• _Information shown_:

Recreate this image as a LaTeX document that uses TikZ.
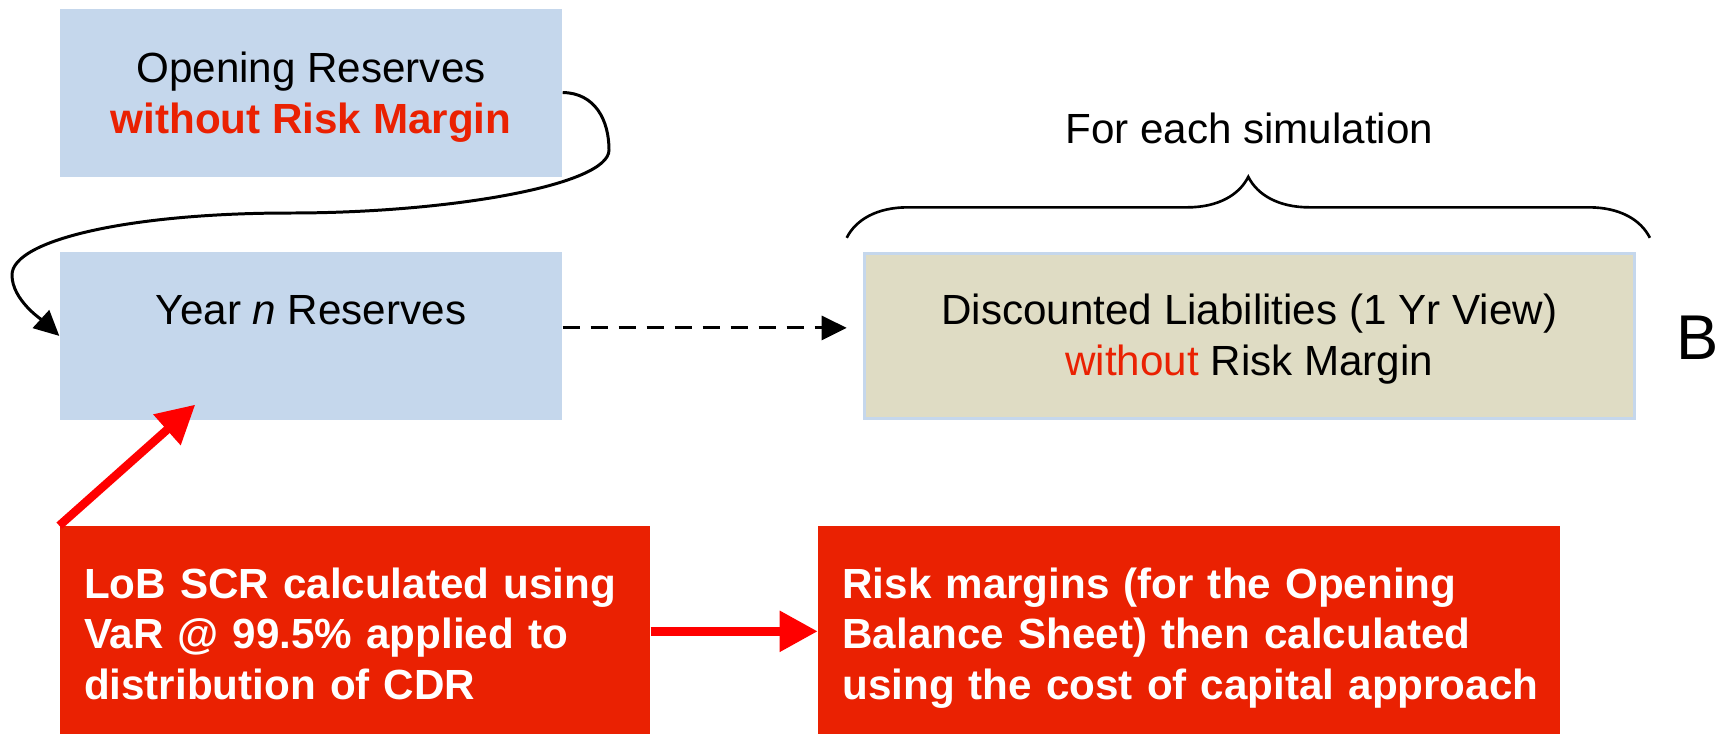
\documentclass[tikz,border=0pt]{standalone}
\usepackage{fontspec}
\setmainfont{Liberation Sans}
\usetikzlibrary{positioning, arrows.meta, decorations.pathreplacing}
\definecolor{boxblue}{RGB}{197,215,236}
\definecolor{boxtan}{RGB}{223,220,196}
\definecolor{boxred}{RGB}{234,33,2}
\definecolor{arrowred}{RGB}{255,0,0}

\begin{document}
\begin{tikzpicture}[
    font=\fontsize{12}{14.5}\selectfont,
    reserve/.style={rectangle, fill=boxblue, minimum width=5.02cm, minimum height=1.68cm, align=center, inner sep=0pt},
    liability/.style={rectangle, draw=boxblue, line width=0.9pt, fill=boxtan, minimum width=7.70cm, minimum height=1.65cm, align=center, inner sep=0pt},
    note/.style={rectangle, fill=boxred, text=white, font=\fontsize{12}{14.5}\selectfont\bfseries, align=left, inner xsep=0.24cm, inner ysep=0pt, minimum height=2.30cm},
    flow/.style={-{Triangle[length=0.25cm, width=0.24cm]}, line width=0.85pt},
    redarrow/.style={-{Triangle[length=0.38cm, width=0.39cm]}, arrowred, line width=2.4pt}
]
\clip (0,0) rectangle (17.24,-7.33);

\node[reserve] (open) at (3.11,-0.925) {\rule{0pt}{0.40cm}Opening Reserves\\\textcolor{boxred}{\bfseries without Risk Margin}};
\node[reserve, below=0.74cm of open] (yearn) {Year \textit{n} Reserves\\\mbox{}};
\node[liability, right=3.0cm of yearn] (disc) {\rule{0pt}{0.36cm}Discounted Liabilities (1 Yr View)\\\textcolor{boxred}{without} Risk Margin};
\node[above=1.08cm of disc.north, anchor=base] (simlabel) {For each simulation};
\node[right=0.40cm of disc.east, anchor=base west, yshift=-0.235cm, inner sep=0pt, font=\fontsize{18}{21.6}\selectfont] (bsheet) {B};
\node[note, text width=5.42cm, below=1.05cm of yearn.south west, anchor=north west] (scr) {LoB SCR calculated using\\VaR @ 99.5\% applied to\\distribution of CDR\strut};
\node[note, text width=6.94cm, right=1.67cm of scr] (margin) {Risk margins (for the Opening\\Balance Sheet) then calculated\\\mbox{using the cost of capital approach}\strut};

\draw[flow] (open.east) .. controls (5.95,-0.93) and (6.09,-1.2) .. (6.09,-1.5)
    .. controls (6.09,-1.85) and (4.5,-2.13) .. (2.9,-2.13)
    .. controls (1.3,-2.13) and (0.12,-2.4) .. (0.12,-2.75)
    .. controls (0.12,-3.0) and (0.42,-3.2) .. (yearn.west);
\draw[flow, dash pattern=on 0.17cm off 0.11cm, shorten >=0.16cm] ([yshift=0.08cm]yearn.east) -- ([yshift=0.08cm]disc.west);
\draw[decorate, decoration={brace, amplitude=0.61cm}, line width=0.75pt] ([shift={(-0.16,0.14)}]disc.north west) -- ([shift={(0.14,0.14)}]disc.north east);
\draw[redarrow] (scr.north west) -- ([shift={(1.36,0.16)}]yearn.south west);
\draw[redarrow] ([yshift=0.10cm]scr.east) -- ([yshift=0.10cm]margin.west);

\end{tikzpicture}
\end{document}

• _What to work on_:
Return each line of the data, keeping its wording exact and omitting pictures.

• _Exercise response_:
Recreate this image as a LaTeX document that uses TikZ.
\documentclass[tikz,border=0pt]{standalone}
\usepackage{fontspec}
\setmainfont{Liberation Sans}
\usetikzlibrary{positioning, arrows.meta, decorations.pathreplacing}
\definecolor{boxblue}{RGB}{197,215,236}
\definecolor{boxtan}{RGB}{223,220,196}
\definecolor{boxred}{RGB}{234,33,2}
\definecolor{arrowred}{RGB}{255,0,0}

\begin{document}
\begin{tikzpicture}[
    font=\fontsize{12}{14.5}\selectfont,
    reserve/.style={rectangle, fill=boxblue, minimum width=5.02cm, minimum height=1.68cm, align=center, inner sep=0pt},
    liability/.style={rectangle, draw=boxblue, line width=0.9pt, fill=boxtan, minimum width=7.70cm, minimum height=1.65cm, align=center, inner sep=0pt},
    note/.style={rectangle, fill=boxred, text=white, font=\fontsize{12}{14.5}\selectfont\bfseries, align=left, inner xsep=0.24cm, inner ysep=0pt, minimum height=2.30cm},
    flow/.style={-{Triangle[length=0.25cm, width=0.24cm]}, line width=0.85pt},
    redarrow/.style={-{Triangle[length=0.38cm, width=0.39cm]}, arrowred, line width=2.4pt}
]
\clip (0,0) rectangle (17.24,-7.33);

\node[reserve] (open) at (3.11,-0.925) {\rule{0pt}{0.40cm}Opening Reserves\\\textcolor{boxred}{\bfseries without Risk Margin}};
\node[reserve, below=0.74cm of open] (yearn) {Year \textit{n} Reserves\\\mbox{}};
\node[liability, right=3.0cm of yearn] (disc) {\rule{0pt}{0.36cm}Discounted Liabilities (1 Yr View)\\\textcolor{boxred}{without} Risk Margin};
\node[above=1.08cm of disc.north, anchor=base] (simlabel) {For each simulation};
\node[right=0.40cm of disc.east, anchor=base west, yshift=-0.235cm, inner sep=0pt, font=\fontsize{18}{21.6}\selectfont] (bsheet) {B};
\node[note, text width=5.42cm, below=1.05cm of yearn.south west, anchor=north west] (scr) {LoB SCR calculated using\\VaR @ 99.5\% applied to\\distribution of CDR\strut};
\node[note, text width=6.94cm, right=1.67cm of scr] (margin) {Risk margins (for the Opening\\Balance Sheet) then calculated\\\mbox{using the cost of capital approach}\strut};

\draw[flow] (open.east) .. controls (5.95,-0.93) and (6.09,-1.2) .. (6.09,-1.5)
    .. controls (6.09,-1.85) and (4.5,-2.13) .. (2.9,-2.13)
    .. controls (1.3,-2.13) and (0.12,-2.4) .. (0.12,-2.75)
    .. controls (0.12,-3.0) and (0.42,-3.2) .. (yearn.west);
\draw[flow, dash pattern=on 0.17cm off 0.11cm, shorten >=0.16cm] ([yshift=0.08cm]yearn.east) -- ([yshift=0.08cm]disc.west);
\draw[decorate, decoration={brace, amplitude=0.61cm}, line width=0.75pt] ([shift={(-0.16,0.14)}]disc.north west) -- ([shift={(0.14,0.14)}]disc.north east);
\draw[redarrow] (scr.north west) -- ([shift={(1.36,0.16)}]yearn.south west);
\draw[redarrow] ([yshift=0.10cm]scr.east) -- ([yshift=0.10cm]margin.west);

\end{tikzpicture}
\end{document}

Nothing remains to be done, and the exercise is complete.